* Start Data provided *
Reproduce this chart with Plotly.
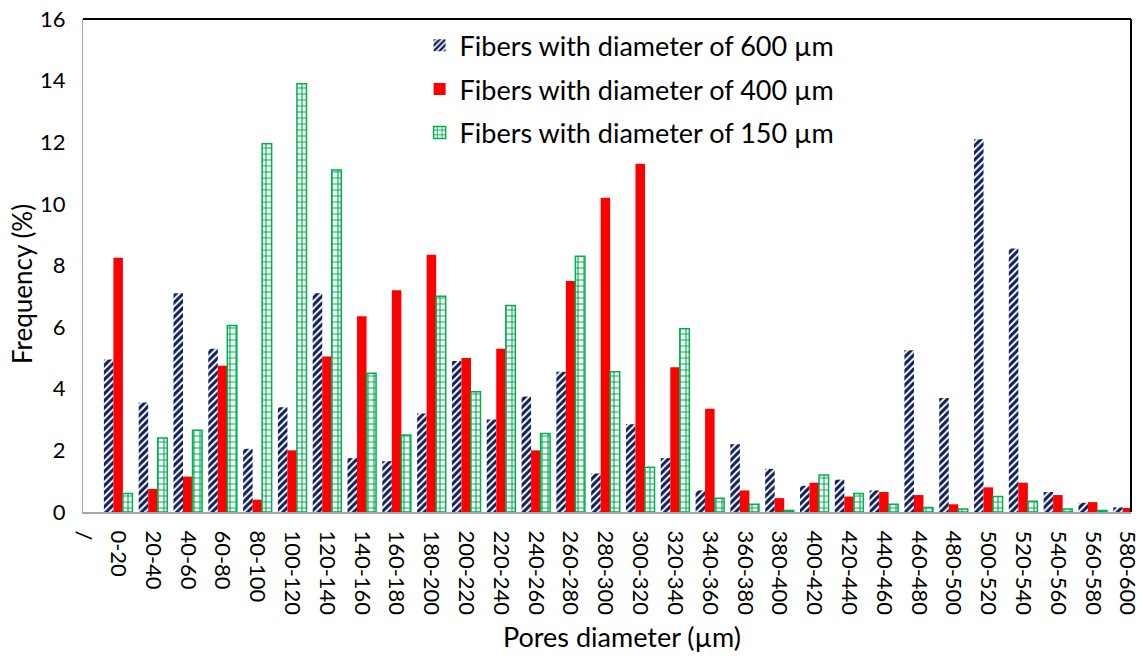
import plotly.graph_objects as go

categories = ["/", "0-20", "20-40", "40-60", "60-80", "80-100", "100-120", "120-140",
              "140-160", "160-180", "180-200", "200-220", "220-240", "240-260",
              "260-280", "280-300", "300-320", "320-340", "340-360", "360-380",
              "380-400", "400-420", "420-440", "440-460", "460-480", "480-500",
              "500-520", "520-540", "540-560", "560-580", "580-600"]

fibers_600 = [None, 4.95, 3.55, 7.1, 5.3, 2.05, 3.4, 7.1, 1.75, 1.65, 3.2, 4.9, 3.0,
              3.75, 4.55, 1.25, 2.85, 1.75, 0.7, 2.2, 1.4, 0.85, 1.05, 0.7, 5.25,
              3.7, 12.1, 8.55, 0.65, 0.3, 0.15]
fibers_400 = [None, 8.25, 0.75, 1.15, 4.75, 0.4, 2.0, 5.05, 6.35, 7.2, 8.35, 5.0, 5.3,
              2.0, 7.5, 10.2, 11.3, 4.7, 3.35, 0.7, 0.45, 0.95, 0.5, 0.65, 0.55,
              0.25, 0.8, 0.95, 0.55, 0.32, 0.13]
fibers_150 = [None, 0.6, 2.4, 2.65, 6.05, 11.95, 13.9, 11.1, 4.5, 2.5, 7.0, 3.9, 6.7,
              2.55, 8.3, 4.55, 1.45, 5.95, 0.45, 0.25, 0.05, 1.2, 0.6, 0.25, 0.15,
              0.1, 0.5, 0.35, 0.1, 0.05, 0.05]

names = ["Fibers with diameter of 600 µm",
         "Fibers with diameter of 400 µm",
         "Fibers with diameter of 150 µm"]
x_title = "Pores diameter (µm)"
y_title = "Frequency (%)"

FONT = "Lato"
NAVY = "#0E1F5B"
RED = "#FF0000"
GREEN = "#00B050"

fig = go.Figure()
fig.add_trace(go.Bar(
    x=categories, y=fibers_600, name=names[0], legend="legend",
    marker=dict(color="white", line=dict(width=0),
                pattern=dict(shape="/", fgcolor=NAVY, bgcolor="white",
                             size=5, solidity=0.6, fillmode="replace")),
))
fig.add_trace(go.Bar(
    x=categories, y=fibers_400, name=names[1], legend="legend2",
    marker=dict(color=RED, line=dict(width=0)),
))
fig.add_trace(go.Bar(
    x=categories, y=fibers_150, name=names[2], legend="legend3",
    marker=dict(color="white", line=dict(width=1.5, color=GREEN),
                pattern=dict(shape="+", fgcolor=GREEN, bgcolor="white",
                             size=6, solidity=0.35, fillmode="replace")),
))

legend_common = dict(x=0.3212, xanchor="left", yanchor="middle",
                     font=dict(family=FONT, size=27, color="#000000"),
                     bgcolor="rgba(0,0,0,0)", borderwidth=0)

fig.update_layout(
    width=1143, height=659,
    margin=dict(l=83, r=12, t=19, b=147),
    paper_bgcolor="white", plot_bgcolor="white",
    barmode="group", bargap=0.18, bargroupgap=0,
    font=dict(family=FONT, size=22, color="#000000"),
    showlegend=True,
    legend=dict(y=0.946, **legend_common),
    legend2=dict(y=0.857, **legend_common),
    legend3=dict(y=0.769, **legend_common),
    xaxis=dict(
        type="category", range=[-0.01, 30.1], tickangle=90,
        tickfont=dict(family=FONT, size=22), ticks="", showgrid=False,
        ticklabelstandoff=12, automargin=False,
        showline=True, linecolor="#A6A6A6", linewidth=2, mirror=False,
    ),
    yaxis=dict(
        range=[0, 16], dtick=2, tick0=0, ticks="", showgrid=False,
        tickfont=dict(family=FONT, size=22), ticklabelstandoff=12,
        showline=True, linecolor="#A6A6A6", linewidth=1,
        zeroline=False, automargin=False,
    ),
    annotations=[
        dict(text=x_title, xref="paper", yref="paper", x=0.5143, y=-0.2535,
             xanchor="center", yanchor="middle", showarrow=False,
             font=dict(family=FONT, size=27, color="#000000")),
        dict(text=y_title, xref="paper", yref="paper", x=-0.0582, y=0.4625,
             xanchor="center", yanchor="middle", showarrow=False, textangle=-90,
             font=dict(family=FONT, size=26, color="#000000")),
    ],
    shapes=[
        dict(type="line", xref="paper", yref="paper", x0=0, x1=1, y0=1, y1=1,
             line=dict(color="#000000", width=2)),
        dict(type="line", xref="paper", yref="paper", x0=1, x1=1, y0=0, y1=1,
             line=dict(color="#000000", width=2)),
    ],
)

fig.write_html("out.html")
* End Data provided *
Instructions for the task
Select the lines that carry the string "with" and copy them.

Expected answer
Reproduce this chart with Plotly.
names = ["Fibers with diameter of 600 µm",
         "Fibers with diameter of 400 µm",
         "Fibers with diameter of 150 µm"]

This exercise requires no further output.